## EXERCISE INSTRUCTIONS
Please copy out exactly, and only, the lines between the line with "Recreate this image" and the line with "const unitLabel = 'A$b';", both included. Pictures are to be omitted.

[Entries taken from a collection]

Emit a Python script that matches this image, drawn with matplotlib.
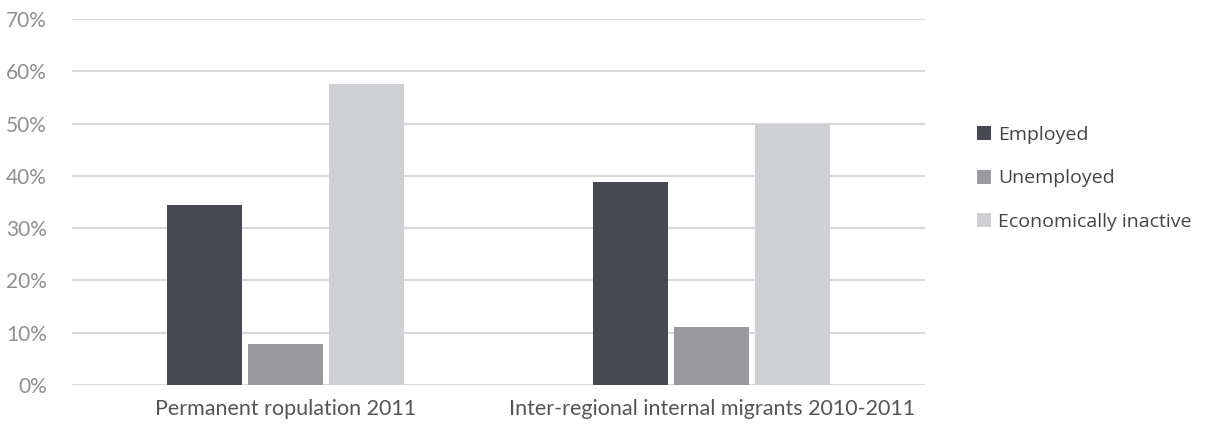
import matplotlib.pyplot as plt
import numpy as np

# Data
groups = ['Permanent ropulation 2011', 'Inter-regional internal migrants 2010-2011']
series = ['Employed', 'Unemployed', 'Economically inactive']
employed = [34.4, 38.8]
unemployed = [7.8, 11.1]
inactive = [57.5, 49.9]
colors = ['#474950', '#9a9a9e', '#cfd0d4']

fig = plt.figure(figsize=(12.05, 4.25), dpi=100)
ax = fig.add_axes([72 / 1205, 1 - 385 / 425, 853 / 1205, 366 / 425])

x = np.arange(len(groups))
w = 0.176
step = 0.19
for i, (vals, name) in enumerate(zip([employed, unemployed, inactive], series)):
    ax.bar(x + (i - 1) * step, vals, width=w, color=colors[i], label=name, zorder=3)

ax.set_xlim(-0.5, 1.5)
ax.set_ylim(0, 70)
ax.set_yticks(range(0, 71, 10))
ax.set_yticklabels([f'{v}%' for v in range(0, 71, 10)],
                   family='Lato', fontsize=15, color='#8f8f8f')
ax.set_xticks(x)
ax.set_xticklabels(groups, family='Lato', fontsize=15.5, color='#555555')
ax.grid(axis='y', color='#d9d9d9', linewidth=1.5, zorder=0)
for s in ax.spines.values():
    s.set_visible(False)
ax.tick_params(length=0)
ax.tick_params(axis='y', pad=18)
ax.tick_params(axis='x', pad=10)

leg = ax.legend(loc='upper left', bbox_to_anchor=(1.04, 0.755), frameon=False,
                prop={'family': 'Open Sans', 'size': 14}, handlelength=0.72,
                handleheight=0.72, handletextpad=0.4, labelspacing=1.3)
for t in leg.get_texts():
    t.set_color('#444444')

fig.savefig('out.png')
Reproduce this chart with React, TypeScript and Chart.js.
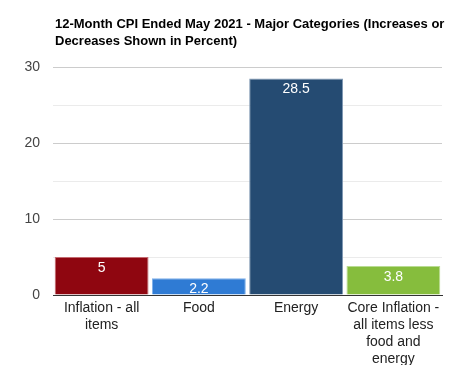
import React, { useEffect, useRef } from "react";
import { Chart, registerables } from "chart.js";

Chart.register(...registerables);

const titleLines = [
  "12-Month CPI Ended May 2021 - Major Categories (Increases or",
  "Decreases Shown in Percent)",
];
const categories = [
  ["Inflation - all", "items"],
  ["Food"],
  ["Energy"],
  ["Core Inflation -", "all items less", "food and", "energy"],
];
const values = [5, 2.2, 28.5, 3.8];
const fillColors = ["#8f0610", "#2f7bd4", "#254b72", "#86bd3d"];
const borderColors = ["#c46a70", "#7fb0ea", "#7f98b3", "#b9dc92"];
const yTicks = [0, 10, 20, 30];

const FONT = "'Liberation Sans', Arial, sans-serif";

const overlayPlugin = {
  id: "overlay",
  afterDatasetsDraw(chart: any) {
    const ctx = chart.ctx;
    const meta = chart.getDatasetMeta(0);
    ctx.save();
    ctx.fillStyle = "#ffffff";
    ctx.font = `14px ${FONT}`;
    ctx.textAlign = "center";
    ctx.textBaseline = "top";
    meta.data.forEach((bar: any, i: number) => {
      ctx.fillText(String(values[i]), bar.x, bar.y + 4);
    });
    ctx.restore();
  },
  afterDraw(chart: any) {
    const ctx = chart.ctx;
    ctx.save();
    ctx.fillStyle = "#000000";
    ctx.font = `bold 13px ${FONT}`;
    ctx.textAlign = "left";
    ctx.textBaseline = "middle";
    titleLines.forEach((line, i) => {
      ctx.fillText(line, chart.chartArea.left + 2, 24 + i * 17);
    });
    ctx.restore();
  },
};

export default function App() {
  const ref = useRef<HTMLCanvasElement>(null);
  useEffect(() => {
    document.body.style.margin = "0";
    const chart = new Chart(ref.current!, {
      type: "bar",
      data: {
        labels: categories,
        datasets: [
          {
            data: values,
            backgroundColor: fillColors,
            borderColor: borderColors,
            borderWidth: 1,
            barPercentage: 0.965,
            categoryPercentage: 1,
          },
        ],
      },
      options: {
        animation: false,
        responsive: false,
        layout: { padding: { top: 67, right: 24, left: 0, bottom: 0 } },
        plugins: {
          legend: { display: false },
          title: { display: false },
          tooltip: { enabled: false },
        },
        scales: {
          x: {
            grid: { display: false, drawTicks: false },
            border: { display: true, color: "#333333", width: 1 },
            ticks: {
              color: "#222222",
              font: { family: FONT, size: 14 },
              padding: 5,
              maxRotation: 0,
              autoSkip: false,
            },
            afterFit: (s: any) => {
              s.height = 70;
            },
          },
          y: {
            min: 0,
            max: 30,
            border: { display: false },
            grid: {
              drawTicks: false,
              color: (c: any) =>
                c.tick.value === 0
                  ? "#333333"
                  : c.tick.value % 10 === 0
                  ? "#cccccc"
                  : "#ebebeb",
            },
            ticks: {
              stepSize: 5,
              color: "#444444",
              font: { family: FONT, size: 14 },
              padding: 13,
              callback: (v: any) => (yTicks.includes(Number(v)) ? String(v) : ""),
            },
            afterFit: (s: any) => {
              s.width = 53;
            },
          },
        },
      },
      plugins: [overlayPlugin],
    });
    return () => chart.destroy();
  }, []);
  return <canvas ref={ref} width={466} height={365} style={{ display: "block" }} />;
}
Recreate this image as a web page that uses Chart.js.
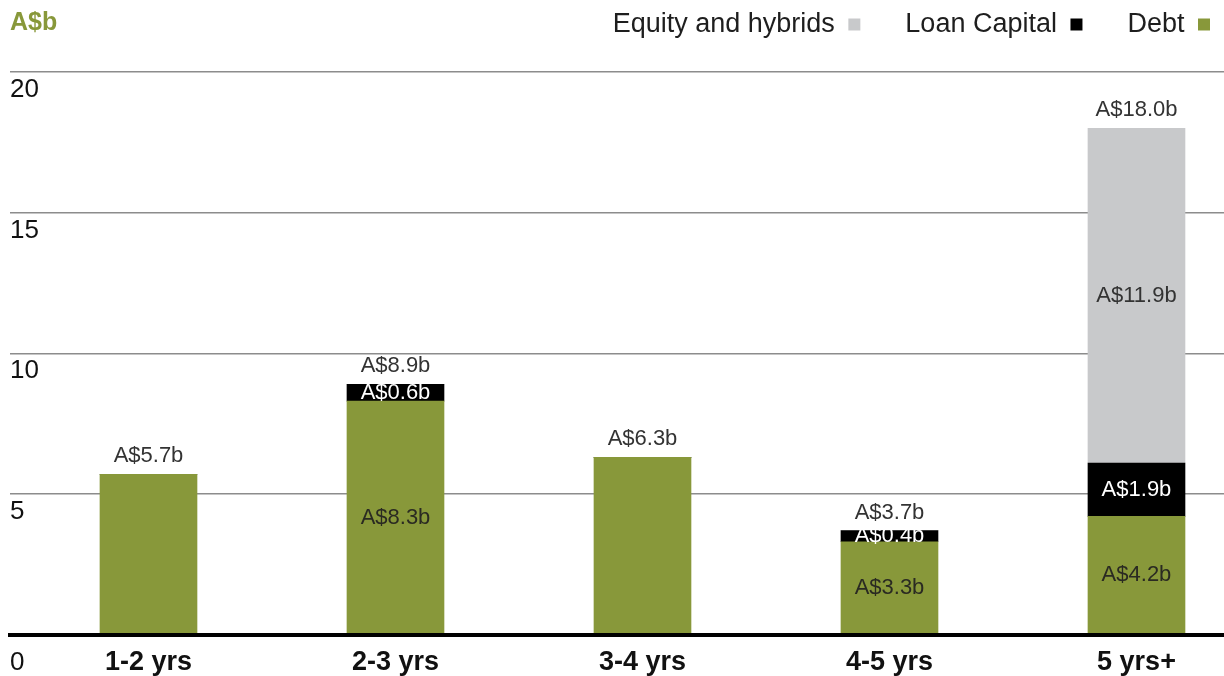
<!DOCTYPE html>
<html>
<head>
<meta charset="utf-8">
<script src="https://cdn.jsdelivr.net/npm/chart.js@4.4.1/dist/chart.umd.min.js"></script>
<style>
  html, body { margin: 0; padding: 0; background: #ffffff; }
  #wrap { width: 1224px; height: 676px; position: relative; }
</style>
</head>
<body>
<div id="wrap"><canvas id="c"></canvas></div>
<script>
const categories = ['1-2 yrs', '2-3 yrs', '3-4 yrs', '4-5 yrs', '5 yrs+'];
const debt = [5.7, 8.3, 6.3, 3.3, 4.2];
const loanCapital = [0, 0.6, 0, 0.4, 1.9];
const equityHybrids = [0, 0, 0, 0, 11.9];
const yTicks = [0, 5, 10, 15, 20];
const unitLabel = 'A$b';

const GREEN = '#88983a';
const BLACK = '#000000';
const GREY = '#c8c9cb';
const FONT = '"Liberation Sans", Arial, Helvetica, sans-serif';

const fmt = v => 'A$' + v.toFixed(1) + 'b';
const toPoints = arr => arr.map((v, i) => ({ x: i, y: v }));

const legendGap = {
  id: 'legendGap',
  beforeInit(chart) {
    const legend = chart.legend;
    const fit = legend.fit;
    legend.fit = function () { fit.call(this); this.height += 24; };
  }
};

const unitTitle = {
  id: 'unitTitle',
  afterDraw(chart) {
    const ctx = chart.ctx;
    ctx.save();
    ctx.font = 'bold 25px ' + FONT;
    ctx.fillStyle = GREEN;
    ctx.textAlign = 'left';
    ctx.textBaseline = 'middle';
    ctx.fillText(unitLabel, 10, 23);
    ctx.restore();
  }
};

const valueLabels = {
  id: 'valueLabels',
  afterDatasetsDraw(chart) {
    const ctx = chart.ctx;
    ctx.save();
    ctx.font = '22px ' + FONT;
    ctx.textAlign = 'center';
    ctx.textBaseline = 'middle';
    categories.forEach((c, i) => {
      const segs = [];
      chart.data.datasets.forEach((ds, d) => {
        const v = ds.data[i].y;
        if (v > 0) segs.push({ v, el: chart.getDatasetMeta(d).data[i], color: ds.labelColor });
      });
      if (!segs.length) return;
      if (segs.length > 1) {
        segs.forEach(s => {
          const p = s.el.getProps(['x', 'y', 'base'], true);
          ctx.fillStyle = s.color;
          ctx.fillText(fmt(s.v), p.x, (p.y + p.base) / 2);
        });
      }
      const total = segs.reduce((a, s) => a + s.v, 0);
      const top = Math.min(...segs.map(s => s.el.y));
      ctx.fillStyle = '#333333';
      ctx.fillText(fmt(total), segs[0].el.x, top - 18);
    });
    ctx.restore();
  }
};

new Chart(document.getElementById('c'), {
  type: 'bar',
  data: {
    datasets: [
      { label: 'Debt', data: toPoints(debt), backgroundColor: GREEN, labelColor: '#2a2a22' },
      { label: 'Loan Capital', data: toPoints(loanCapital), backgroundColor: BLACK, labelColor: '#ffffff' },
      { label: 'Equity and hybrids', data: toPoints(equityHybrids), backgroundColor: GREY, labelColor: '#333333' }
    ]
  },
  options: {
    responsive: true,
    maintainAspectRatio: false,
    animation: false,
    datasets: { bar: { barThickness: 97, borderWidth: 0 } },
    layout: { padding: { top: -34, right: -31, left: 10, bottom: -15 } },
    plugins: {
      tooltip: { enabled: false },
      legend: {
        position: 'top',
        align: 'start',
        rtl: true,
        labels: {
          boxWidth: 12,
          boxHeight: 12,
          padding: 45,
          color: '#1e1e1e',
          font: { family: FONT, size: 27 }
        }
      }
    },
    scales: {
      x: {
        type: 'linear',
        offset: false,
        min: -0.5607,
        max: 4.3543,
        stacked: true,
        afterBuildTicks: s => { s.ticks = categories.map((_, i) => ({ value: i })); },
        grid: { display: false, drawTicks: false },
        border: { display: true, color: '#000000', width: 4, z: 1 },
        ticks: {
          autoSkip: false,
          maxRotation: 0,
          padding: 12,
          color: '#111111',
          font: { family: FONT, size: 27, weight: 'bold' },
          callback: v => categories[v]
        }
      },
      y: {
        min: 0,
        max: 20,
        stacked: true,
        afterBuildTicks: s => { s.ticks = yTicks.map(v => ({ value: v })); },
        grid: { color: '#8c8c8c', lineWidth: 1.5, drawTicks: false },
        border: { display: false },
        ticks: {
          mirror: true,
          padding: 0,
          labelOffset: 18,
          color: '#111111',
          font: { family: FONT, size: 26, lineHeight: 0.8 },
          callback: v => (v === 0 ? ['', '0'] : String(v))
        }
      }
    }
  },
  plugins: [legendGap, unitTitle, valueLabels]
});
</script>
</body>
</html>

## TASK RESPONSE
Recreate this image as a web page that uses Chart.js.
<!DOCTYPE html>
<html>
<head>
<meta charset="utf-8">
<script src="https://cdn.jsdelivr.net/npm/chart.js@4.4.1/dist/chart.umd.min.js"></script>
<style>
  html, body { margin: 0; padding: 0; background: #ffffff; }
  #wrap { width: 1224px; height: 676px; position: relative; }
</style>
</head>
<body>
<div id="wrap"><canvas id="c"></canvas></div>
<script>
const categories = ['1-2 yrs', '2-3 yrs', '3-4 yrs', '4-5 yrs', '5 yrs+'];
const debt = [5.7, 8.3, 6.3, 3.3, 4.2];
const loanCapital = [0, 0.6, 0, 0.4, 1.9];
const equityHybrids = [0, 0, 0, 0, 11.9];
const yTicks = [0, 5, 10, 15, 20];
const unitLabel = 'A$b';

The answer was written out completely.